LIRA, September 14, 2023 – The beneficiaries of the Parish Development [PDM] in Lira district have been warned against diverting the funds meant to help poor households engage in commercial farming.
The call was made early this week by Thomas Okello, head of Lira district production department, as he engaged journalists in a brief interview at his office.
The PDM, launched in February 2022, is a government initiative intended to improve household incomes for 3.5 million poor households that the government wants to push to the money economy in the next five years beginning with the financial year 2022/2023.
Okello while talking to the reporters, argued that if the farmers put PDM funds to good use, they would achieve better results by way of improving their livelihoods.
“We continue to give PDM funds to our farmers, but we are requesting the farmers to use the funds according to their business plans. They should use the funds strictly for agricultural production, and not for other things so that they chase away poverty from their homes,” Okello said.
He also threatened to arrest those who divert PDM funds to other activities such as marrying more wives, drinking alcohol, and holding parties among others.
“There are others when they get this money, they will run to marriage, I don’t want to hear that, those ones we shall send people to arrest them,” he said.
Brenda Abalo, a beneficiary from Abunga village in Bar Sub-county who is growing maize on a seven-acre farm concurred with Okello’s warning, saying it will be hard for beneficiaries to pay back the PDM funds if they misuse it.
“At the moment, there are some people who are already misusing the money, drunkards, they are just drinking the money, and yet this money we have got is a loan that must be paid back,” she said.
Meanwhile, Susan Akullo, a resident of Apua village, Lira district, and member of Note Enteko PDM Group said she bought 10 kilogrammes of maize using the PDM money, with some money being paid to labourers helping with the planting this second season.
However, Akullo said each of the poor household needs about Shs 2 million to be able to carry on meaningful business. Currently, under the PDM, each beneficiary household gets Shs 1mln.
“I so much wanted to grow maize on a larger scale. I am now requesting that government should give us more money if we pay back the Shs 1mln,” Akullo said.
Meanwhile, Michael Okello, the Lira district PDM focal point person said many farmers are interested in being given the PDM money although he said it is not enough.
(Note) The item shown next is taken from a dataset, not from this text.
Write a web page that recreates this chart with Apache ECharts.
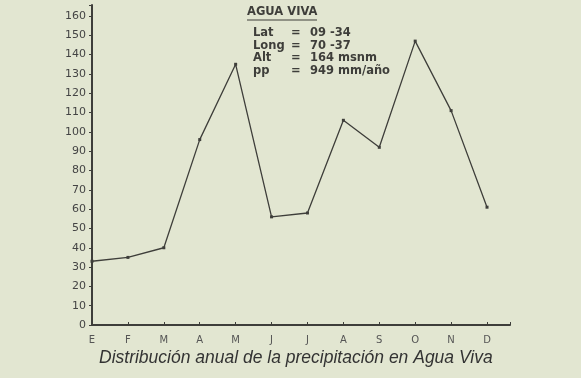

“The money is not even enough. People are very many and not all of them will benefit this money because it is not enough. However, our teams are working tirelessly to ensure that the farmers get all the money before the planting season ends. We want to catch up with the rain, especially for our farmers who have chosen crop enterprises like maize, soybeans, beans, and ground nuts among others,” he said
Okello said the extension workers are also on the ground to file the list of beneficiaries who could have misused the PDM money.
“We have tasked our extension workers on ground to find those beneficiaries misusing the money so that the law can deal with them,” Okello said.
At the moment Shs 2.4 billion has been given out to 2417 beneficiaries while 908 beneficiaries are in the pipeline to receive the money since their vouchers have been approved.
Meanwhile Lira District has a total of 58 parishes with more than 7,000 people. Under the PDM each of the 10,594 parishes in Uganda is supposed to receive Shs 100mln every year for enterprise groups.
The government in the last financial year 2022/ 2023 as well as the current financial year 2023 /2024 earmarked over Shs 1bln for the PDM, even though reports from across the country indicate that some officials handling the programme have abused it through corruption.
The parishes are getting the money under the Financial Inclusion Pillar of the PDM. The overarching role of the PDM is to increase household incomes and improve the quality of life of Ugandans with a specific focus on the total transformation of the subsistence households into the money economy, as well as eradication of poverty and vulnerability in Uganda.
Key frameworks to which the Financial Inclusion Pillar is aligned include the National Microfinance Policy, the National Cooperative Policy 2011, the National Payment Systems Policy, the National Financial Inclusion Strategy [NFIS 2017-2022], the Strategy for Financial Literacy, and the Private Sector Development Strategy [2017].